The U.S. Supreme Court ruling, upholding the federal health law, has provided more clarity to the region and country.
Although the U.S. Supreme Court has upheld most of the Affordable Care Act, or ACA, Missouri and other states now have the option of whether or not to expand their Medicaid eligibility, instead of it being a requirement. Ryan Barker, with the Missouri Foundation for Health, estimates that the decision in Missouri would affect between 250,000 and 300,000 residents who don’t have insurance. Barker says a person must currently make little or no money to be eligible.
"So say single mom, two kids" says Barker, "for her to be eligible for Medicaid in Missouri, she has to make less than $3500 a year currently. That’s about 18 percent of the federal poverty level. The expansion of Medicaid in the ACA would have taken that up to 133 percent of poverty, which would be about $25,000. It would also create a brand new category for childless adults."

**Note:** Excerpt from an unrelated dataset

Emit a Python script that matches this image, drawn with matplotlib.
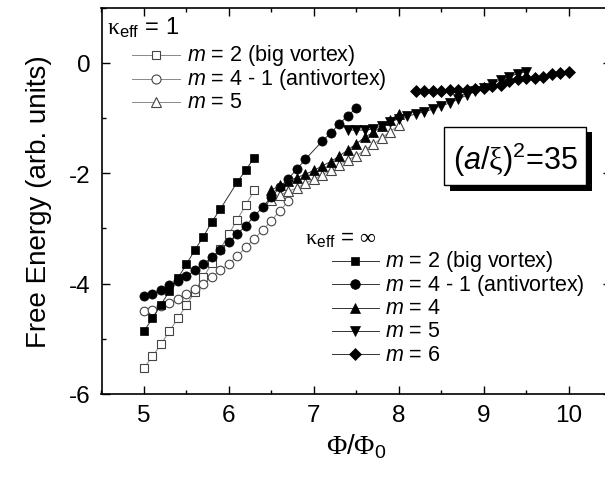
import matplotlib
matplotlib.use('Agg')
import matplotlib.pyplot as plt
from matplotlib.lines import Line2D
from matplotlib.patches import Rectangle

plt.rcParams['font.family'] = ['Liberation Sans', 'DejaVu Sans']
plt.rcParams['mathtext.fontset'] = 'custom'
plt.rcParams['mathtext.rm'] = 'Liberation Sans'
plt.rcParams['mathtext.it'] = 'Liberation Sans:italic'
plt.rcParams['mathtext.sf'] = 'Liberation Serif'
plt.rcParams['mathtext.bf'] = 'Liberation Sans:bold'
plt.rcParams['axes.unicode_minus'] = False

# ---------------- data ----------------
# kappa_eff = 1 (open symbols)
x_m2_k1 = [5.0, 5.1, 5.2, 5.3, 5.4, 5.5, 5.6, 5.7, 5.8, 5.9, 6.0, 6.1, 6.2, 6.3]
y_m2_k1 = [-5.53, -5.32, -5.10, -4.86, -4.63, -4.39, -4.15, -3.89, -3.63, -3.37,
           -3.10, -2.84, -2.57, -2.31]

x_m41_k1 = [5.0, 5.1, 5.2, 5.3, 5.4, 5.5, 5.6, 5.7, 5.8, 5.9, 6.0, 6.1, 6.2, 6.3,
            6.4, 6.5, 6.6, 6.7]
y_m41_k1 = [-4.50, -4.47, -4.41, -4.35, -4.28, -4.18, -4.09, -4.00, -3.88, -3.76,
            -3.64, -3.50, -3.34, -3.19, -3.03, -2.86, -2.68, -2.51]

x_m5_k1 = [6.5, 6.6, 6.7, 6.8, 6.9, 7.0, 7.1, 7.2, 7.3, 7.4, 7.5, 7.6, 7.7, 7.8, 7.9, 8.0]
y_m5_k1 = [-2.48, -2.40, -2.33, -2.27, -2.18, -2.11, -2.03, -1.94, -1.85, -1.76,
           -1.69, -1.58, -1.48, -1.36, -1.25, -1.13]

# kappa_eff = infinity (filled symbols)
x_m2_inf = [5.0, 5.1, 5.2, 5.3, 5.4, 5.5, 5.6, 5.7, 5.8, 5.9, 6.1, 6.2, 6.3]
y_m2_inf = [-4.86, -4.63, -4.38, -4.14, -3.90, -3.65, -3.39, -3.15, -2.88, -2.65,
            -2.16, -1.94, -1.72]

x_m41_inf = [5.0, 5.1, 5.2, 5.3, 5.4, 5.5, 5.6, 5.7, 5.8, 5.9, 6.0, 6.1, 6.2, 6.3,
             6.4, 6.5, 6.6, 6.7, 6.8, 6.9, 7.1, 7.2, 7.3, 7.4, 7.5]
y_m41_inf = [-4.22, -4.18, -4.12, -4.03, -3.96, -3.87, -3.76, -3.65, -3.52, -3.39,
             -3.25, -3.10, -2.95, -2.78, -2.61, -2.43, -2.26, -2.10, -1.93, -1.75,
             -1.42, -1.27, -1.11, -0.96, -0.82]

x_m4_inf = [6.5, 6.6, 6.7, 6.8, 6.9, 7.0, 7.1, 7.2, 7.3, 7.4, 7.5, 7.6, 7.7, 7.8, 7.9, 8.0]
y_m4_inf = [-2.31, -2.22, -2.14, -2.08, -2.02, -1.95, -1.87, -1.79, -1.69, -1.58,
            -1.47, -1.35, -1.26, -1.15, -1.04, -0.92]

x_m5_inf = [7.4, 7.5, 7.6, 7.7, 7.8, 7.9, 8.0, 8.1, 8.2, 8.3, 8.4, 8.5, 8.6, 8.7,
            8.8, 8.9, 9.0, 9.1, 9.2, 9.3, 9.4, 9.5]
y_m5_inf = [-1.22, -1.22, -1.22, -1.20, -1.14, -1.07, -1.02, -0.97, -0.93, -0.89,
            -0.84, -0.78, -0.73, -0.66, -0.59, -0.52, -0.45, -0.38, -0.31, -0.25,
            -0.20, -0.16]

x_m6_inf = [8.2, 8.3, 8.4, 8.5, 8.6, 8.7, 8.8, 8.9, 9.0, 9.1, 9.2, 9.3, 9.4, 9.5,
            9.6, 9.7, 9.8, 9.9, 10.0]
y_m6_inf = [-0.52, -0.52, -0.52, -0.51, -0.49, -0.49, -0.49, -0.48, -0.46, -0.43,
            -0.40, -0.34, -0.30, -0.28, -0.28, -0.25, -0.21, -0.19, -0.16]

labels_k1 = ['$m$ = 2 (big vortex)', '$m$ = 4 - 1 (antivortex)', '$m$ = 5']
labels_inf = ['$m$ = 2 (big vortex)', '$m$ = 4 - 1 (antivortex)', '$m$ = 4',
              '$m$ = 5', '$m$ = 6']
xticks = [5, 6, 7, 8, 9, 10]
yticks = [-6, -4, -2, 0]

# ---------------- figure ----------------
W, H = 605, 481
fig = plt.figure(figsize=(W / 100, H / 100), dpi=100)

def fx(px):
    return px / W

def fy(py):
    return 1 - py / H

L, R, T, B = 101.5, 611.0, 8.5, 395.0
ax = fig.add_axes([fx(L), fy(B), (R - L) / W, (B - T) / H])

open_edge = '#444444'
open_line = '#888888'
fill_line = '#333333'

open_styles = [
    dict(marker='s', ms=5.8),
    dict(marker='o', ms=6.2),
    dict(marker='^', ms=6.8),
]
fill_styles = [
    dict(marker='s', ms=5.8),
    dict(marker='o', ms=6.6),
    dict(marker='^', ms=7.2),
    dict(marker='v', ms=7.2),
    dict(marker='D', ms=5.8),
]

open_series = [(x_m2_k1, y_m2_k1), (x_m41_k1, y_m41_k1), (x_m5_k1, y_m5_k1)]
fill_series = [(x_m2_inf, y_m2_inf), (x_m41_inf, y_m41_inf), (x_m4_inf, y_m4_inf),
               (x_m5_inf, y_m5_inf), (x_m6_inf, y_m6_inf)]

for (xs, ys), st in zip(open_series, open_styles):
    ax.plot(xs, ys, color=open_line, lw=0.7, mfc='white', mec=open_edge,
            mew=0.8, zorder=2, **st)
for (xs, ys), st in zip(fill_series, fill_styles):
    ax.plot(xs, ys, color=fill_line, lw=0.7, mfc='black', mec='black',
            mew=0.5, zorder=3, **st)

ax.set_xlim(4.5, 10.5)
ax.set_ylim(-6, 1)
ax.set_xticks(xticks)
ax.set_yticks(yticks)
ax.set_xticks([4.5, 5.5, 6.5, 7.5, 8.5, 9.5, 10.5], minor=True)
ax.set_yticks([-5, -3, -1, 1], minor=True)
ax.tick_params(which='both', direction='in', top=True, right=True, width=1.0,
               labelsize=17.5)
ax.tick_params(which='major', length=6)
ax.tick_params(which='minor', length=3)
ax.tick_params(axis='x', pad=7)
ax.tick_params(axis='y', pad=8)
for sp in ax.spines.values():
    sp.set_linewidth(1.2)

ax.set_ylabel('Free Energy (arb. units)', fontsize=20, labelpad=12)
ax.set_xlabel(r'$\mathsf{\Phi}$/$\mathsf{\Phi}_{\mathregular{0}}$', fontsize=20,
              labelpad=4)

# ---------------- legends (manual) ----------------
leg_fs = 15.5

def legend_entry(y, x0, x1, xt, st, label, filled):
    if filled:
        kw = dict(color=fill_line, mfc='black', mec='black', mew=0.5)
    else:
        kw = dict(color=open_line, mfc='white', mec=open_edge, mew=0.8)
    fig.add_artist(Line2D([fx(x0), fx(x1)], [fy(y), fy(y)], lw=0.7,
                          transform=fig.transFigure, **kw))
    fig.add_artist(Line2D([fx((x0 + x1) / 2)], [fy(y)], lw=0,
                          transform=fig.transFigure, marker=st['marker'],
                          ms=st['ms'] * 1.05, **kw))
    fig.text(fx(xt), fy(y), label, fontsize=leg_fs, va='center', ha='left')

fig.text(fx(107), fy(28), r'$\mathsf{κ}_{\mathregular{eff}}$ = 1', fontsize=17,
         va='center', ha='left')
for i, (lab, st) in enumerate(zip(labels_k1, open_styles)):
    legend_entry(56 + i * 23.5, 131.5, 180, 187, st, lab, False)

fig.text(fx(305), fy(240), r'$\mathsf{κ}_{\mathregular{eff}}$ = $\mathsf{∞}$',
         fontsize=16, va='center', ha='left')
for i, (lab, st) in enumerate(zip(labels_inf, fill_styles)):
    legend_entry(262 + i * 23.3, 331.5, 378.5, 385, st, lab, True)

# ---------------- parameter box with shadow ----------------
bx0, by0, bx1, by1 = 444.3, 127.7, 586.0, 186.0
sh = 5.5
fig.add_artist(Rectangle((fx(bx0 + sh), fy(by1 + sh)), (bx1 - bx0) / W,
                         (by1 - by0) / H, transform=fig.transFigure,
                         facecolor='black', edgecolor='black', lw=0, zorder=5))
fig.add_artist(Rectangle((fx(bx0), fy(by1)), (bx1 - bx0) / W, (by1 - by0) / H,
                         transform=fig.transFigure, facecolor='white',
                         edgecolor='black', lw=1.0, zorder=6))
fig.text(fx((bx0 + bx1) / 2), fy(170),
         r'($\mathit{a}$/$\mathsf{ξ}$)$^{\mathregular{2}}$=35',
         fontsize=22, ha='center', va='baseline', zorder=7)

fig.savefig('out.png', dpi=100)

Roy Blunt, Republican U.S. Senator for Missouri, says expanding the program would be too big of a burden: “States are already struggling to pay current Medicaid costs,” says Blunt. “Education funding is going down in many states every year, including ours in the last three years.” If states do participate in the expansion, the federal government would fully subsidize it for the first three years. Then, states would pick up about ten percent of the costs. Missouri Governor Jay Nixon has not commented on the situation.